5
votes

I have an application that runs Lua scripts. Each Lua script is likely to run several times. Some scripts may even run every time a key is pressed.

I would like these scripts to be "reset" between each run. I.e if a user sets a variable Foo, then Foo should not exist in the script the next time it runs until the user defines it again.

The problem is that, if I want to have such a behaviour, I need to create a new lua_State everytime, then open the libraries into it every time, and then parse the script file everytime, which seems very unoptimized.

Loading the libraries may be a rather lightweight operation (I assume), but parsing the scripts is probably not.

Is there a way to reset the state of a Lua script (i.e clear user-code-defined variables) without creating a new lua_State and reparsing the whole Lua script file ? I would just like the script files to be parsed once on application startup since they are not modifed at run-time.

Thank you. :)

EDIT : I found this topic but it is not detailed about to do that : http://lua-users.org/lists/lua-l/2006-01/msg00493.html

EDIT : lua_setfenv seems to be related to that. I'll dig a bit more.

EDIT : It seems like there is no more lua_setfenv as of LUA 5.2. Since i'm using 5.3 I would have to set the environement (i.e a hidden table nammed _ENV where variables are stored) in order to do that, and thus reload everything, which is what I want not to do...

3
You can do it Lua side with coroutines perhaps?warspyking

3 Answers

1
votes

Last time I looked into this the answer was no, unfortunately.
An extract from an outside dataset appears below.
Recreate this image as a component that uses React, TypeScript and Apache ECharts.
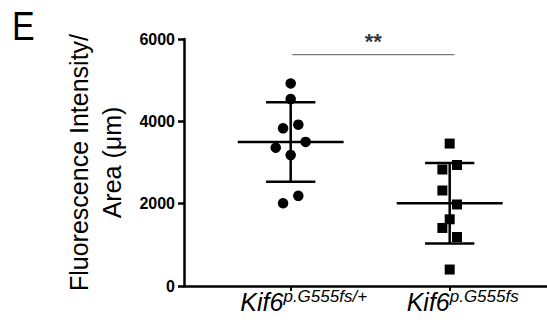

You also need to remember that the Lua may call libraries, that may open files, malloc() memory etc., and that any 'reset' needs to deal with closing those files, freeing that memory, etc.

As an alternative to 'resetting' the Lua state, you could simply organise your code so that it did not need a reset; this obviously requires the Lua code to be written in a specific way. One way to do that would be to insist your Lua code was entirely (or almost entirely) contained within function(s) and call one or more functions for each action. The code outside the functions might (e.g.) return a Lua table consisting of references to call for particular entry points; this would only be called once. The function(s), when called, would clear up after itself, including clearing up any library allocated items, open files, etc. Global variables should be avoided (unless constant). We successfully use this approach to ensure Lua is only parsed once, the entry points determined once, but relative small functions can be called very rapidly with little overhead.

In the comments you suggested you could lexically wrap the Lua code in a function block. I think this is less flexible than the above approach, and has the following disadvantages:

  • You lose the opportunity to do a 'one time init' (e.g. for instance reading a fixed constant from disk)

  • You risk unpredictable things if a user inserts (e.g.) a mismatched end ... function B() in their code

  • You constrain yourself to one entry point per Lua state.

It does mean that the Lua code must be written in a different way (in essence the Lua coder is supplying the code in the form required). One possible way around this is to use a fixed framework to do this and require in the code to be called as libraries. I have not tried that approach.

1
votes

If you want to make sure that the lua_State is the same upon each script invocation, you can also try the following approach which worked for my case:

  • Pass a custom memory allocator to lua_newstate, which allocates memory from a memory pool
  • after parsing the scripts, and before the first "run", create a backup of the memory pool in some other memory location
  • after each "run" restore the memory pool from the backup, in the original location

Please note that this only takes care of resources completely contained in the Lua data structures, and not of "external" resources referenced in any way from Lua or Lua libraries (e.g. file descriptors, userdata, ...)

Therefore in my case I also constrained the abilities of the script writer to some sandbox only providing operations considered safe for the above usage, by means of replacing the globals table.

Using this approach the reset basically boils down to some memcpy invocations after each "run", and therefore takes as long as is needed to copy the memory used by the Lua structures for your script.

0
votes

Can't you clear the lua_State? Remove all threads and the manually set globals. You might need to have the user environment separate from the global environment.